In 1818 Sir Robert Peel introduced a bill in the Commons to regulate the working hours of the " poor children in the Cotton Factories". The bill was to prohibit children under 9 from working and limiting working hours to 12 in 24.
It was seen as setting a historic precedent for government interference in privately owned industry. Peel's family owned cotton mills and his fellow industrialists considered him a traitor.
One prominent supporter of the bill wrote--
Quote:The rich manufacturers were blindly justifying such treatment through the "so called" science of political economy, which allowed them to manage human beings in terms of profit and accountancy, as pure abstractions, "like Geometry". It is a science which begins with abstractions, in order to exclude whatever is not subject to a technical calculation: in the face of all experience, it assumes these as the whole of human nature--and then on an impossible hypothesis builds up the most inhuman edifice, a Temple of Tescalipocal*.
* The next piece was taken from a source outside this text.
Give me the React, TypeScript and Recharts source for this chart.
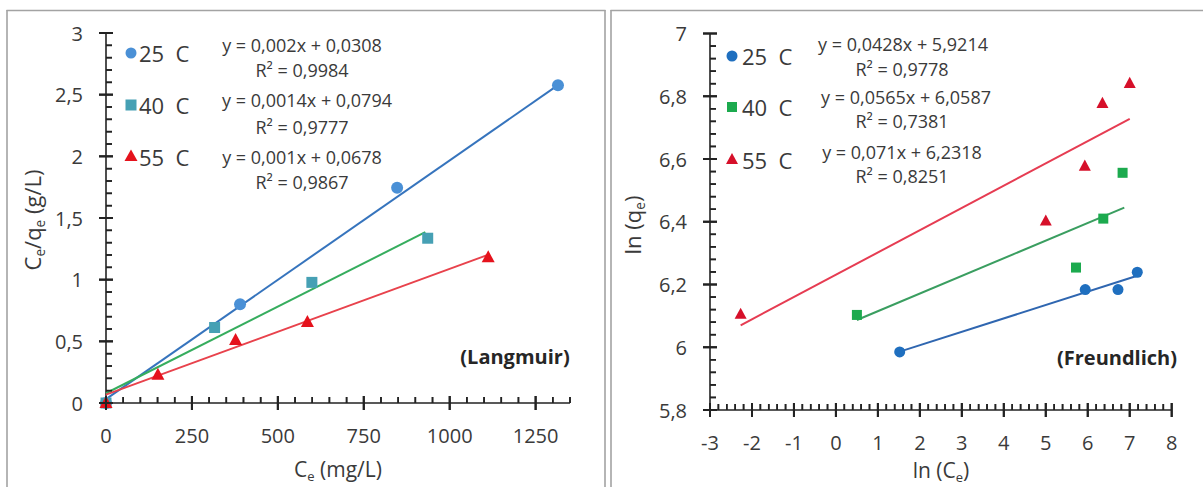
import React from 'react';
import { ScatterChart, Scatter, XAxis, YAxis, ReferenceDot } from 'recharts';

const FONT = '"Open Sans", "DejaVu Sans", sans-serif';
const TXT = '#3a3a3a';
const AXIS = '#222222';

// ---------- Langmuir (left) ----------
const langCe25 = [0, 390, 847, 1315];
const langY25 = [0, 0.8, 1.745, 2.577];
const langCe40 = [0, 316, 599, 936];
const langY40 = [0, 0.612, 0.978, 1.336];
const langCe55 = [0, 151, 377, 586, 1112];
const langY55 = [0, 0.228, 0.51, 0.656, 1.18];
// trendline end points
const langFitX25 = [0, 1315];
const langFitY25 = [0.031, 2.577];
const langFitX40 = [0, 929];
const langFitY40 = [0.079, 1.385];
const langFitX55 = [0, 1107];
const langFitY55 = [0.068, 1.197];

const langXMajor = [0, 250, 500, 750, 1000, 1250];
const langXMinor = [50, 100, 150, 200, 300, 350, 400, 450, 550, 600, 650, 700, 800, 850, 900, 950, 1050, 1100, 1150, 1200, 1300, 1350];
const langYMajor = [0, 0.5, 1, 1.5, 2, 2.5, 3];
const langYMinor = [0.1, 0.2, 0.3, 0.4, 0.6, 0.7, 0.8, 0.9, 1.1, 1.2, 1.3, 1.4, 1.6, 1.7, 1.8, 1.9, 2.1, 2.2, 2.3, 2.4, 2.6, 2.7, 2.8, 2.9];

// ---------- Freundlich (right) ----------
const frLnCe25 = [1.52, 5.94, 6.72, 7.18];
const frLnQe25 = [5.985, 6.184, 6.184, 6.239];
const frLnCe40 = [0.5, 5.72, 6.37, 6.83];
const frLnQe40 = [6.103, 6.254, 6.41, 6.556];
const frLnCe55 = [-2.27, 5.0, 5.93, 6.35, 7.0];
const frLnQe55 = [6.105, 6.402, 6.577, 6.777, 6.841];
const frFitX25 = [1.52, 7.18];
const frFitY25 = [5.986, 6.228];
const frFitX40 = [0.5, 6.87];
const frFitY40 = [6.087, 6.445];
const frFitX55 = [-2.27, 7.0];
const frFitY55 = [6.07, 6.728];

const frXMajor = [-3, -2, -1, 0, 1, 2, 3, 4, 5, 6, 7, 8];
const frXMinor = [-2.8, -2.6, -2.4, -2.2, -1.8, -1.6, -1.4, -1.2, -0.8, -0.6, -0.4, -0.2, 0.2, 0.4, 0.6, 0.8, 1.2, 1.4, 1.6, 1.8, 2.2, 2.4, 2.6, 2.8, 3.2, 3.4, 3.6, 3.8, 4.2, 4.4, 4.6, 4.8, 5.2, 5.4, 5.6, 5.8, 6.2, 6.4, 6.6, 6.8, 7.2, 7.4, 7.6, 7.8];
const frYMajor = [5.8, 6, 6.2, 6.4, 6.6, 6.8, 7];
const frYMinor = [5.84, 5.88, 5.92, 5.96, 6.04, 6.08, 6.12, 6.16, 6.24, 6.28, 6.32, 6.36, 6.44, 6.48, 6.52, 6.56, 6.64, 6.68, 6.72, 6.76, 6.84, 6.88, 6.92, 6.96];

const seriesNames = ['25\u00a0\u00a0C', '40\u00a0\u00a0C', '55\u00a0\u00a0C'];
const langEq = ['y = 0,002x + 0,0308', 'y = 0,0014x + 0,0794', 'y = 0,001x + 0,0678'];
const langR2 = ['R² = 0,9984', 'R² = 0,9777', 'R² = 0,9867'];
const frEq = ['y = 0,0428x + 5,9214', 'y = 0,0565x + 6,0587', 'y = 0,071x + 6,2318'];
const frR2 = ['R² = 0,9778', 'R² = 0,7381', 'R² = 0,8251'];

const pts = (xs: number[], ys: number[]) => xs.map((x, i) => ({ x, y: ys[i] }));
const merge = (a: number[], b: number[]) => [...a, ...b].sort((p, q) => p - q);
const fmt = (v: number) => String(v).replace('.', ',');

// tick labels and tick marks (from the axis' own tick positions)
const makeXTick = (majors: number[]) => (props: any) => {
  const x = Number(props.x);
  const y = Number(props.y);
  const v = props.payload.value;
  const major = majors.indexOf(v) >= 0;
  return (
    <g>
      <path d={major ? `M${x},${y - 7}V${y + 7}` : `M${x},${y - 6}V${y}`} stroke={AXIS} strokeWidth={major ? 2 : 1.6} fill="none" />
      {major ? (
        <text x={x} y={y + 32} textAnchor="middle" dominantBaseline="central" fontFamily={FONT} fontSize={20} fill={TXT}>
          {fmt(v)}
        </text>
      ) : null}
    </g>
  );
};
const makeYTick = (majors: number[]) => (props: any) => {
  const x = Number(props.x);
  const y = Number(props.y);
  const v = props.payload.value;
  const major = majors.indexOf(v) >= 0;
  return (
    <g>
      <path d={major ? `M${x - 7},${y}H${x + 7}` : `M${x},${y}H${x + 6}`} stroke={AXIS} strokeWidth={major ? 2 : 1.6} fill="none" />
      {major ? (
        <text x={x - 23} y={y} textAnchor="end" dominantBaseline="central" fontFamily={FONT} fontSize={20} fill={TXT}>
          {fmt(v)}
        </text>
      ) : null}
    </g>
  );
};

// tick marks also drawn through reference dots placed on the axis lines
const xMajorMark = (p: any) => <path d={`M${p.cx},${p.cy - 7}V${p.cy + 7}`} stroke={AXIS} strokeWidth={2} fill="none" />;
const xMinorMark = (p: any) => <path d={`M${p.cx},${p.cy - 6}V${p.cy}`} stroke={AXIS} strokeWidth={1.6} fill="none" />;
const yMajorMark = (p: any) => <path d={`M${p.cx - 7},${p.cy}H${p.cx + 7}`} stroke={AXIS} strokeWidth={2} fill="none" />;
const yMinorMark = (p: any) => <path d={`M${p.cx},${p.cy}H${p.cx + 6}`} stroke={AXIS} strokeWidth={1.6} fill="none" />;

const tickMarks = (xMaj: number[], xMin: number[], yMaj: number[], yMin: number[], x0: number, y0: number) => [
  ...xMaj.map((v) => <ReferenceDot key={`xM${v}`} x={v} y={y0} shape={xMajorMark} ifOverflow="visible" />),
  ...xMin.map((v) => <ReferenceDot key={`xm${v}`} x={v} y={y0} shape={xMinorMark} ifOverflow="visible" />),
  ...yMaj.map((v) => <ReferenceDot key={`yM${v}`} x={x0} y={v} shape={yMajorMark} ifOverflow="visible" />),
  ...yMin.map((v) => <ReferenceDot key={`ym${v}`} x={x0} y={v} shape={yMinorMark} ifOverflow="visible" />),
];

const circle = (fill: string, r: number) => (p: any) => <circle cx={p.cx} cy={p.cy} r={r} fill={fill} />;
const square = (fill: string, h: number) => (p: any) => (
  <rect x={p.cx - h} y={p.cy - h} width={2 * h} height={2 * h} fill={fill} />
);
const triangle = (fill: string, s: number) => (p: any) => (
  <polygon points={`${p.cx},${p.cy - s * 1.1} ${p.cx - s},${p.cy + s * 0.75} ${p.cx + s},${p.cy + s * 0.75}`} fill={fill} />
);
const none = () => <g />;

const Txt = ({ x, y, size = 18, bold = false, start = false, rotate = false, color = TXT, children }: any) => (
  <div
    style={{
      position: 'absolute',
      left: x,
      top: y,
      transform: `translate(${start ? '0' : '-50%'}, -50%)${rotate ? ' rotate(-90deg)' : ''}`,
      fontSize: size,
      fontWeight: bold ? 700 : 400,
      whiteSpace: 'pre',
      lineHeight: 1,
      color,
      fontFamily: FONT,
    }}
  >
    {children}
  </div>
);

const Sub = ({ children }: any) => (
  <span style={{ fontSize: '0.62em', position: 'relative', top: '0.32em' }}>{children}</span>
);

const L_COL = { c25: '#4a90d6', c40: '#46a0b4', c55: '#e5121c', l25: '#3674bd', l40: '#36ad5e', l55: '#e8424c' };
const R_COL = { c25: '#1f6fbf', c40: '#1caa4e', c55: '#d6102a', l25: '#2f66b0', l40: '#3a9e60', l55: '#e63c52' };

const axisCommon = {
  type: 'number' as const,
  interval: 0,
  tickSize: 0,
  tickMargin: 0,
  tickLine: false,
  axisLine: { stroke: AXIS, strokeWidth: 1.6 },
};

export default function App() {
  return (
    <div style={{ position: 'absolute', left: 0, top: 0, width: 1203, height: 487, background: '#fff', overflow: 'hidden', fontFamily: FONT }}>
      {/* frames and legend markers */}
      <svg width={1203} height={487} style={{ position: 'absolute', left: 0, top: 0 }}>
        <g stroke="#a3a3a3" strokeWidth={1.6} fill="none">
          <line x1={6.5} x2={605.5} y1={10.5} y2={10.5} />
          <line x1={610.5} x2={1203} y1={10.5} y2={10.5} />
          <line x1={7} x2={7} y1={10} y2={487} />
          <line x1={605} x2={605} y1={10} y2={487} />
          <line x1={611} x2={611} y1={10} y2={487} />
        </g>
        <circle cx={131} cy={53} r={5.5} fill={L_COL.c25} />
        <rect x={125.5} y={99.5} width={11} height={11} fill={L_COL.c40} />
        <polygon points="131,149.5 124.5,161 137.5,161" fill={L_COL.c55} />
        <circle cx={732} cy={56} r={5.5} fill={R_COL.c25} />
        <rect x={727} y={102} width={10} height={10} fill={R_COL.c40} />
        <polygon points="732,153 726,164 738,164" fill={R_COL.c55} />
      </svg>

      {/* Left: Langmuir */}
      <div style={{ position: 'absolute', left: 0, top: 0 }}>
        <ScatterChart width={605} height={487} margin={{ top: 33, right: 35, bottom: 34, left: 46 }}>
          <XAxis {...axisCommon} dataKey="x" domain={[0, 1350]} ticks={merge(langXMajor, langXMinor)} tick={makeXTick(langXMajor)} height={50} />
          <YAxis {...axisCommon} dataKey="y" domain={[0, 3]} ticks={merge(langYMajor, langYMinor)} tick={makeYTick(langYMajor)} width={60} />
          {tickMarks(langXMajor, langXMinor, langYMajor, langYMinor, 0, 0)}
          <Scatter data={pts(langFitX25, langFitY25)} line={{ stroke: L_COL.l25, strokeWidth: 2 }} shape={none} isAnimationActive={false} />
          <Scatter data={pts(langFitX40, langFitY40)} line={{ stroke: L_COL.l40, strokeWidth: 2 }} shape={none} isAnimationActive={false} />
          <Scatter data={pts(langFitX55, langFitY55)} line={{ stroke: L_COL.l55, strokeWidth: 2 }} shape={none} isAnimationActive={false} />
          <Scatter data={pts(langCe25, langY25)} shape={circle(L_COL.c25, 6)} isAnimationActive={false} />
          <Scatter data={pts(langCe40, langY40)} shape={square(L_COL.c40, 5.5)} isAnimationActive={false} />
          <Scatter data={pts(langCe55, langY55)} shape={triangle(L_COL.c55, 6.5)} isAnimationActive={false} />
        </ScatterChart>
      </div>

      {/* Right: Freundlich */}
      <div style={{ position: 'absolute', left: 612, top: 0 }}>
        <ScatterChart width={591} height={487} margin={{ top: 33.5, right: 31.3, bottom: 27, left: 38 }}>
          <XAxis {...axisCommon} dataKey="x" domain={[-3, 8]} ticks={merge(frXMajor, frXMinor)} tick={makeXTick(frXMajor)} height={50} />
          <YAxis {...axisCommon} dataKey="y" domain={[5.8, 7]} ticks={merge(frYMajor, frYMinor)} tick={makeYTick(frYMajor)} width={60} />
          {tickMarks(frXMajor, frXMinor, frYMajor, frYMinor, -3, 5.8)}
          <Scatter data={pts(frFitX25, frFitY25)} line={{ stroke: R_COL.l25, strokeWidth: 2 }} shape={none} isAnimationActive={false} />
          <Scatter data={pts(frFitX40, frFitY40)} line={{ stroke: R_COL.l40, strokeWidth: 2 }} shape={none} isAnimationActive={false} />
          <Scatter data={pts(frFitX55, frFitY55)} line={{ stroke: R_COL.l55, strokeWidth: 2 }} shape={none} isAnimationActive={false} />
          <Scatter data={pts(frLnCe25, frLnQe25)} shape={circle(R_COL.c25, 5.5)} isAnimationActive={false} />
          <Scatter data={pts(frLnCe40, frLnQe40)} shape={square(R_COL.c40, 5)} isAnimationActive={false} />
          <Scatter data={pts(frLnCe55, frLnQe55)} shape={triangle(R_COL.c55, 6)} isAnimationActive={false} />
        </ScatterChart>
      </div>

      {/* Left texts */}
      <Txt x={32} y={220} size={22} rotate>
        C<Sub>e</Sub>/q<Sub>e</Sub> (g/L)
      </Txt>
      <Txt x={338} y={469} size={21}>
        C<Sub>e</Sub> (mg/L)
      </Txt>
      <Txt x={515} y={357} size={20} bold color="#262626">(Langmuir)</Txt>
      <Txt x={139} y={53} size={22} start>{seriesNames[0]}</Txt>
      <Txt x={139} y={105} size={22} start>{seriesNames[1]}</Txt>
      <Txt x={139} y={157} size={22} start>{seriesNames[2]}</Txt>
      <Txt x={302} y={45} size={18}>{langEq[0]}</Txt>
      <Txt x={302} y={70} size={18}>{langR2[0]}</Txt>
      <Txt x={307} y={100} size={18}>{langEq[1]}</Txt>
      <Txt x={302} y={127} size={18}>{langR2[1]}</Txt>
      <Txt x={302} y={157} size={18}>{langEq[2]}</Txt>
      <Txt x={302} y={182} size={18}>{langR2[2]}</Txt>

      {/* Right texts */}
      <Txt x={632} y={225} size={22} rotate>
        ln (q<Sub>e</Sub>)
      </Txt>
      <Txt x={941} y={470} size={21}>
        ln (C<Sub>e</Sub>)
      </Txt>
      <Txt x={1117} y={358} size={20} bold color="#262626">(Freundlich)</Txt>
      <Txt x={742} y={56} size={22} start>{seriesNames[0]}</Txt>
      <Txt x={742} y={107} size={22} start>{seriesNames[1]}</Txt>
      <Txt x={742} y={160} size={22} start>{seriesNames[2]}</Txt>
      <Txt x={903} y={44} size={18}>{frEq[0]}</Txt>
      <Txt x={902} y={69} size={18}>{frR2[0]}</Txt>
      <Txt x={906} y={97} size={18}>{frEq[1]}</Txt>
      <Txt x={902} y={121} size={18}>{frR2[1]}</Txt>
      <Txt x={902} y={152} size={18}>{frEq[2]}</Txt>
      <Txt x={902} y={176} size={18}>{frR2[2]}</Txt>
    </div>
  );
}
*An Aztec god with a throne built of skulls.
Granted we are not in the same situation now but when the fuss generated by the maid in the Strauss-Khan case is considered it is to be expected that any death due to poverty be given at least equivalent consideration if the US is to be absolved of the charge of being neurotically sex obsessed and uncaring about infant mortality in poor areas.
At the time of the election campaign the big word was "CHANGE". At that time the wealth distribution was "X". So change could mean nothing else but to promote an increase or a decrease in X.
According to what I see on CBS and FOX news the wealth gap has increased in favour of the rich during Mr Obama's tenure. Which is "change" and therefore an election promise of great magnitude has been delivered.
But the general point about using scientific abstractions to justify actions unrelated to human experience, and incapable of measuring the effects on people, is relevant to debates about religion and its role. That the ability to determine the age of a fossil (plus or minus about 10 million years) is offered in justification of the eradication of religious influence in schools across the nation is so ridiculous that I often wonder about the sanity of those who present it and those who take any notice of them.
The arguments about requiring the rich to contribute more to solving the financial crisis is going on here as well. It has been announced that 2,000 new tax inspectors are to be recruited with the specific task of getting the rich to pay more. And there is the makings of a split in our coalition government on the issue possibly over whether the 2,000 are going to be the sons and daughters of the rich or rabid, left wing hotheads.
But the main point is that the uneven distribution of wealth is killing people. Children included. And the Sofitel maid's false allegations were blown up out of all proportion to distract us from these matters under the direction of Mr Cyrus Vance Jnr who, I think it is safe to say, got a little bit over stimulated.